Pascal Janovjak will viel mehr als die Geschichte eines Zoos erzählen, die hundert Jahre des Zoos in Rom, von seiner Gründung 1911 bis in die Gegenwart. Pascal Janovjak erzählt die Geschichte eines Biotops, jener Menschen und Tiere darin, die sich hinter Gitter oder Glas, von Gräben getrennt gegenüberstehen. Und die Geschichte einer jungen Frau und eines jungen Mannes, die sich in diesem Geviert zaghaft zu lieben beginnen und sich wieder verlieren, alle beide auf die ihr ganz eigene Art und Weise. Hundert Jahre nach seiner Gründung soll die neue Kommunikationschefin Giovanna für den Zoo eine PR-Strategie entwerfen, um den sinkenden Einnahmen durch sinkende Besucher:innenzahlen entgegenzuwirken. Gleichzeitig streift im Zoo der junge algerische Architekt Chahine herum, der eigentlich einen baulichen Auftrag hätte, sich aber vielfach fasziniert in den Wegen des Zoos verliert. Schlussendlich ist es der letzte einer Ameisenbärenart, der die beiden bindet, aber nicht nur die beiden, sondern mit einem Mal überrennen Besuchermassen den Zoo, weil man Zeuge sein will eines letzten Überlebenden, des Dramas des Aussterbens.

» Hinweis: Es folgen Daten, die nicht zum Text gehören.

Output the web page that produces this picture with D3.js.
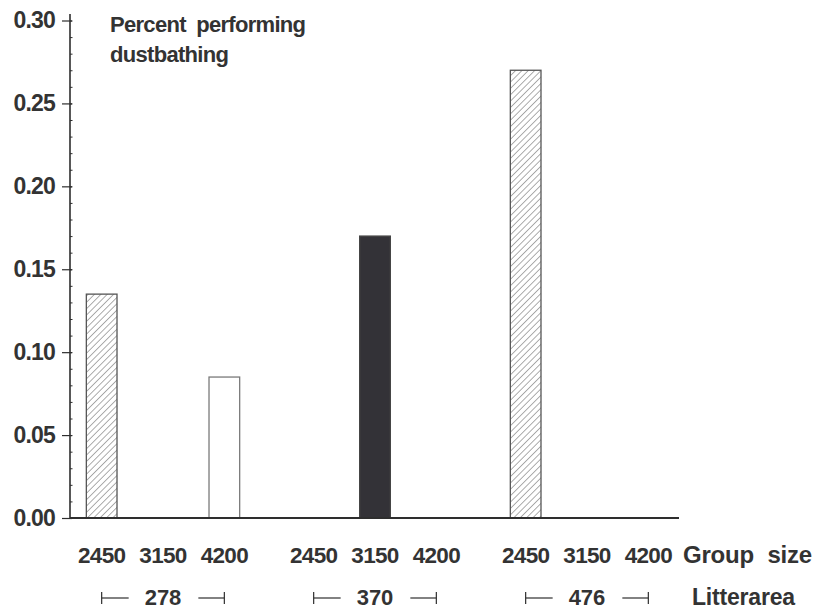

In seinem Erzählen stösst Pascal Janovjak tief in den feuchtheissen Kosmos jenes Zoos ein, der vor hundert Jahren nicht nur Tiere vorführte, koste es was es wolle, sondern auch Menschen, ganze Dörfer, die in Kulisse vor kultivierten Besucher:innen zeigen sollten, wie weit man von den Primitiven entfernt ist. Eskimos neben Damwild, Nubier neben Antilopen und Tigern, perfekt inszeniert, auch wenn mit Verlusten gerechnet werden musste. Eine Landschaft wie auf einer lebendigen Postkarte. Tiere wurden von überall her eingefangen, hergekarrt, verschifft und transportiert, auch wenn nur eines von fünf Tieren die Strapazen überlebte. An den Ufern des Tibers muss es mordsmässig gestunken haben, nach Kot, Urin und Verwesung, als man in Empfang nahm, was jämmerlich überlebte.
Pascal Janovjak schildert, als ob er dabei gewesen wäre. Ein Zoo, der hundert Jahre zwischen Konkurs und Euphorie schwankt, immer wieder, je nachdem woher wirtschaftlich und politisch der Wind wehte.
Die Düfte scheinen aus den Seiten aufzusteigen und sich um die eigenwillige Liebesgeschichte zwischen Giovanna und Chahine zu ranken, so sehr, dass sich Chahine in den Dünsten verliert, nicht nur seinen ursprünglichen Auftrag, nicht nur seine Liebe, sondern auch sich selbst.

„Der Zoo in Rom“ ist unschweizerisch opulent erzählt, als hätte der Autor ein südamerikanisches Erzähl-Gen. Und dazwischen der Ameisenbär, ein Tier aus tiefster Vergangenheit, ein Wesen, das sich aufmacht zu verschwinden.

© Laura Salvinelli

Pascal Janovjak, geboren 1975 in Basel als Sohn einer französischen Mutter und eines slowakischen Vaters, studierte Komparatistik und Kunstgeschichte in Strassburg. Er lehrte Französisch an der Universität Tripoli (Libanon), leitete 2002–2005 das Büro der Alliance française in Dhaka (Bang­ladesch) und unterrichtete anschliessend Literatur in Ramallah (Palästina). 2011 Schreibaufenthalt am Istituto Svizzero di Roma. Seither lebt er in Rom. «Le Zoo de Rome» ist sein dritter Roman. Er wurde mit dem Schweizer Literaturpreis, dem Publikumspreis von Radio Télévision Suisse und dem Prix Michel-Dentan ausgezeichnet.

Lydia Dimitrow, geboren 1989 in Berlin. Studium der Allgemeinen und Vergleichenden Literaturwissenschaft, der französischen Philologie und Neueren Deutschen Literatur an der Freien Universität Berlin und an der Université de Lausanne. Übersetzt aus dem Französischen und dem Englischen, schreibt Prosa und Szenisches. Moderiert Veranstaltungen und ist Mitglied der Theaterkompanie mikro-kit.